The year-end cuts, also known as sequestration, would reduce defense spending next year by 9.4 percent and force nearly half a trillion dollars in cuts over the next decade.  In Mississippi, more than 11,000 jobs are at risk.  Nationwide, job losses could top 1 million.

And yet, President Obama continues to send conflicting signals about fixing the country’s debt problem.  Only two days after the President told the American public that sequestration would not happen, a recent interview with the Des Moines Register indicated he is willing to use the automatic budget cuts as political leverage.  This lack of leadership from the White House stands in the way of viable solutions.  

Vital Need for Seapower

Sequestration would be particularly crippling to American seapower, with $2.1 billion in cuts to the Navy’s shipbuilding budget and a $115 million reduction to the Coast Guard’s.  The Navy would shrink far below its required fleet size – to levels unseen since World War I.

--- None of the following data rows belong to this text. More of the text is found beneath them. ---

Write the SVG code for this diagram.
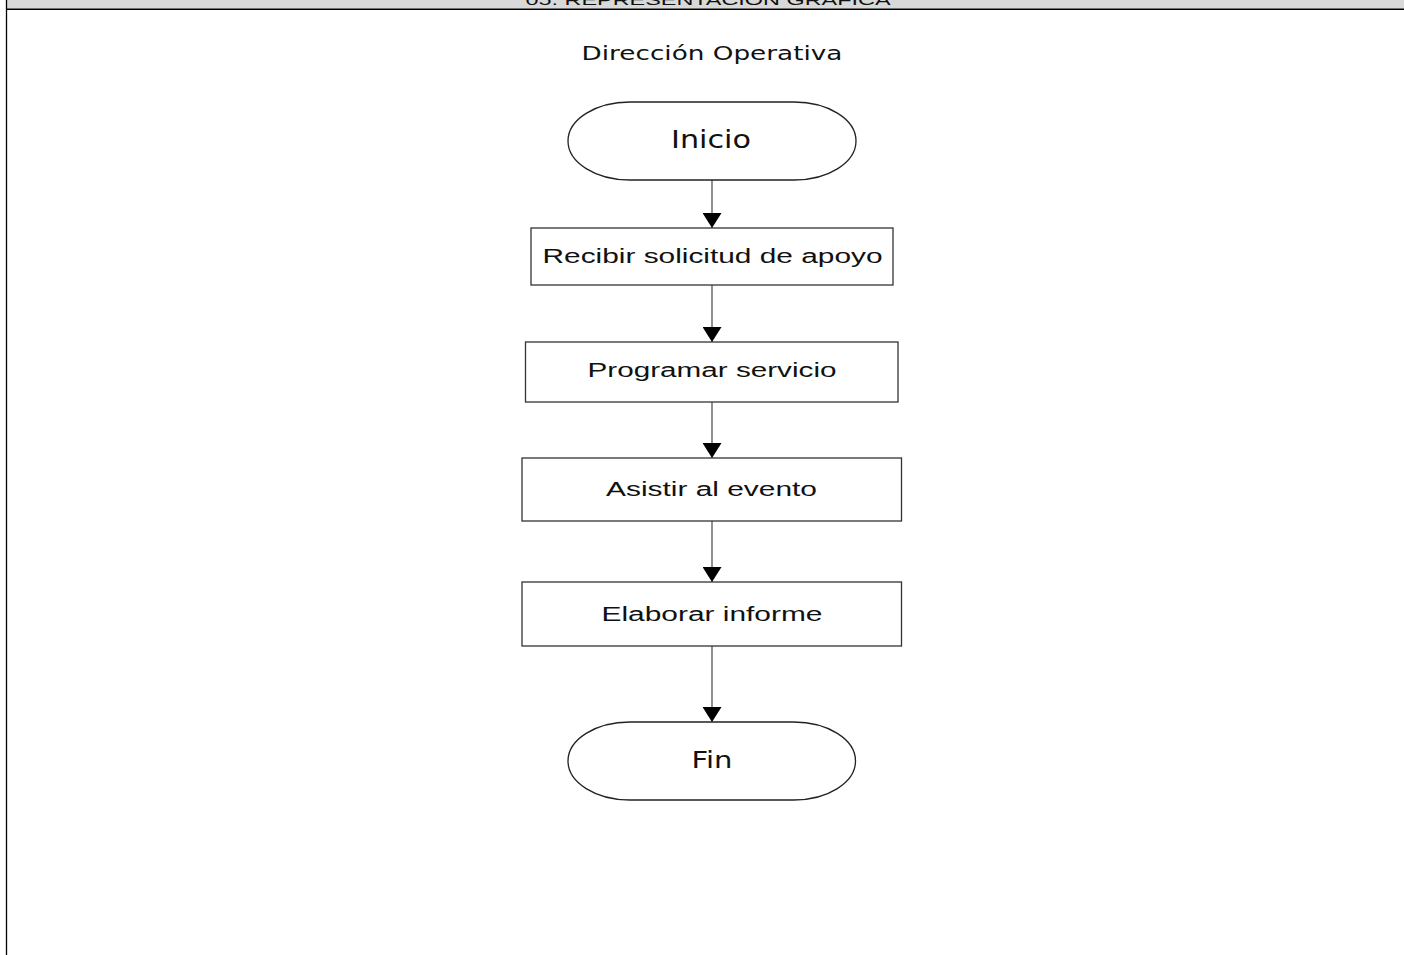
<svg xmlns="http://www.w3.org/2000/svg" width="1404" height="955" viewBox="0 0 1404 955">
<style>
.box{fill:#fff;stroke:#333;stroke-width:1.3}
.term{fill:#fff;stroke:#222;stroke-width:1.3}
.lbl{font-family:"Liberation Sans",Arial,sans-serif;font-size:19.5px;fill:#111;text-anchor:middle}
.tl{font-family:"DejaVu Sans","Verdana",sans-serif;fill:#111;text-anchor:middle}
.conn{stroke:#555;stroke-width:1.3;fill:none}
</style>
<defs>
<marker id="ah" viewBox="0 0 15 19" refX="15" refY="9.5" markerWidth="15" markerHeight="19" markerUnits="userSpaceOnUse" orient="auto">
<path d="M0,0 L15,9.5 L0,19 Z" fill="#000"/>
</marker>
</defs>
<rect width="1404" height="955" fill="#fff"/>
<g id="header">
<rect x="7" y="0" width="1397" height="8.7" fill="#d9d9d9"/>
<text x="708" y="5" font-family="'Liberation Sans',Arial,sans-serif" font-size="15.5" fill="#111" text-anchor="middle" textLength="365" lengthAdjust="spacingAndGlyphs">05. REPRESENTACIÓN GRÁFICA</text>
<line x1="6" y1="9.3" x2="1404" y2="9.3" stroke="#000" stroke-width="1.4"/>
<line x1="6.5" y1="0" x2="6.5" y2="955" stroke="#000" stroke-width="1.3"/>
</g>
<g id="title">
<text class="tl" x="712" y="60" font-size="19.5" textLength="261" lengthAdjust="spacingAndGlyphs">Dirección Operativa</text>
</g>
<g id="connectors">
<line class="conn" x1="712" y1="180" x2="712" y2="228" marker-end="url(#ah)"/>
<line class="conn" x1="712" y1="285" x2="712" y2="342" marker-end="url(#ah)"/>
<line class="conn" x1="712" y1="402" x2="712" y2="458" marker-end="url(#ah)"/>
<line class="conn" x1="712" y1="521" x2="712" y2="582" marker-end="url(#ah)"/>
<line class="conn" x1="712" y1="646" x2="712" y2="722" marker-end="url(#ah)"/>
</g>
<g id="inicio">
<rect class="term" x="568" y="102" width="288" height="78" rx="62" ry="39"/>
<text class="tl" x="711" y="148" font-size="24" textLength="80" lengthAdjust="spacingAndGlyphs">Inicio</text>
</g>
<g id="recibir">
<rect class="box" x="531" y="228" width="362" height="57"/>
<text class="lbl" x="712.5" y="263" textLength="340" lengthAdjust="spacingAndGlyphs">Recibir solicitud de apoyo</text>
</g>
<g id="programar">
<rect class="box" x="525.5" y="342" width="372.5" height="60"/>
<text class="lbl" x="712" y="377" textLength="249" lengthAdjust="spacingAndGlyphs">Programar servicio</text>
</g>
<g id="asistir">
<rect class="box" x="522" y="458" width="379.5" height="63"/>
<text class="lbl" x="711.5" y="496" textLength="211" lengthAdjust="spacingAndGlyphs">Asistir al evento</text>
</g>
<g id="elaborar">
<rect class="box" x="522" y="582" width="379.5" height="64"/>
<text class="lbl" x="712" y="621" textLength="221" lengthAdjust="spacingAndGlyphs">Elaborar informe</text>
</g>
<g id="fin">
<rect class="term" x="568" y="722" width="287.5" height="78" rx="62" ry="39"/>
<text class="tl" x="712" y="768" font-size="23" textLength="41" lengthAdjust="spacingAndGlyphs">Fin</text>
</g>
</svg>
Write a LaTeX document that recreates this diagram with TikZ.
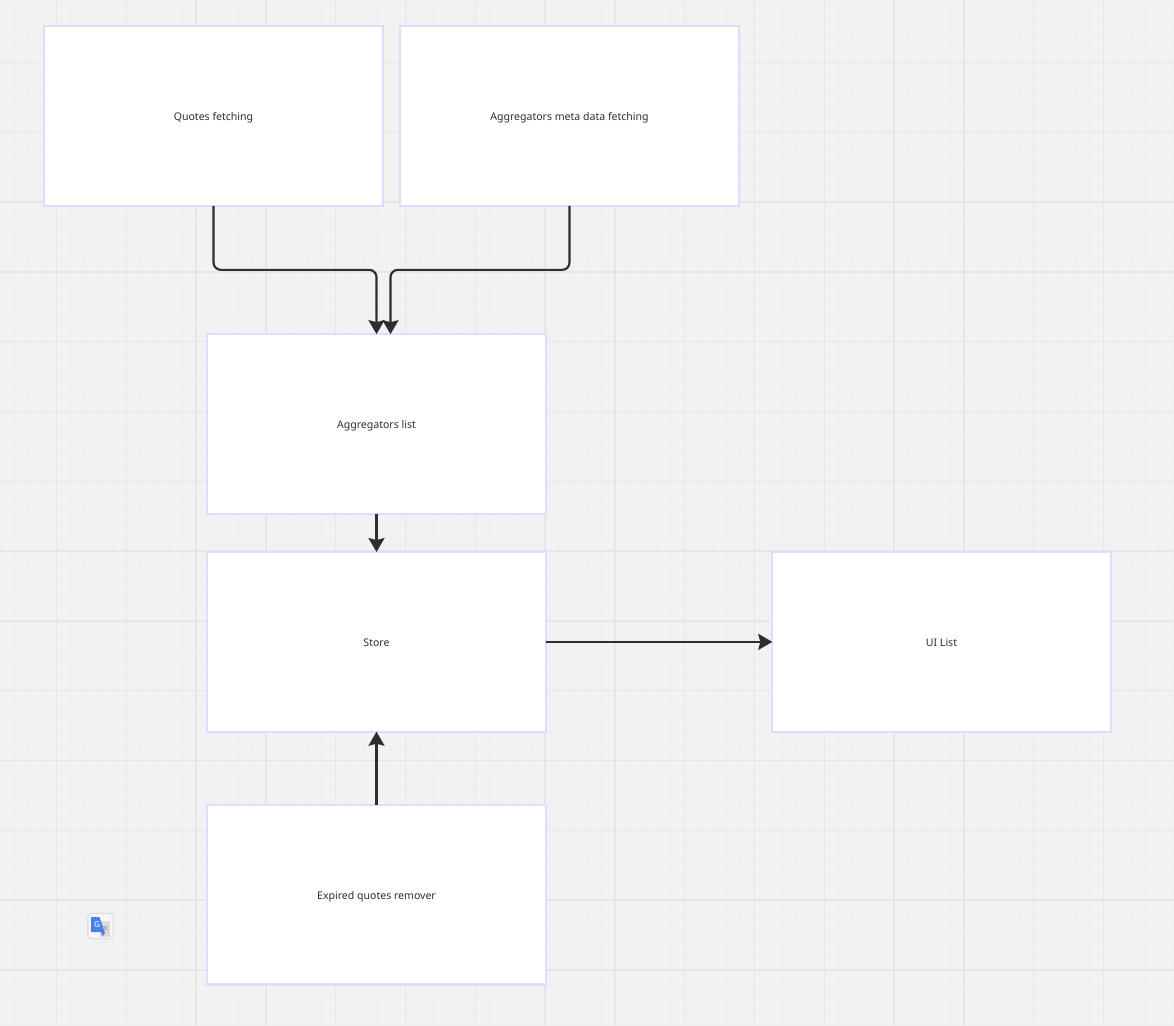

Because ships are capital-intensive investments, even temporary cuts could weaken production capabilities and lead to the exodus of skilled shipbuilders from the workforce.  These high-tech manufacturing jobs are a large and vital component of Mississippi’s economy.  A well-equipped Navy fortifies America’s capacity to respond to threats at home and abroad as countries like North Korea and Iran try to expand their influence.

Promise of Economic Success

Preserving America’s unique role in the world requires getting the economy growing again.  A truly effective deficit reduction plan is part of the process.  Adm. Michael Mullen, former chairman of the Joint Chiefs of Staff, called debt the biggest threat to our national security.

Lasting debt reform must address exploding entitlement spending and recognize the power of economic growth to drive revenue.  The President’s push for tax hikes deters positive investment and entrepreneurship.

Lowering the corporate tax rate – currently the highest in the world – is one way we can keep America competitive and ensure that our job creators are not at a disadvantage in the global market.  Simplifying the tax code and removing unnecessary regulations would help bring about the certainty that small businesses need to create jobs.

Fixing the debt and jumpstarting the economy are not mutually exclusive challenges.  Constructive solutions are necessary for recovery and the assurance of America’s future leadership.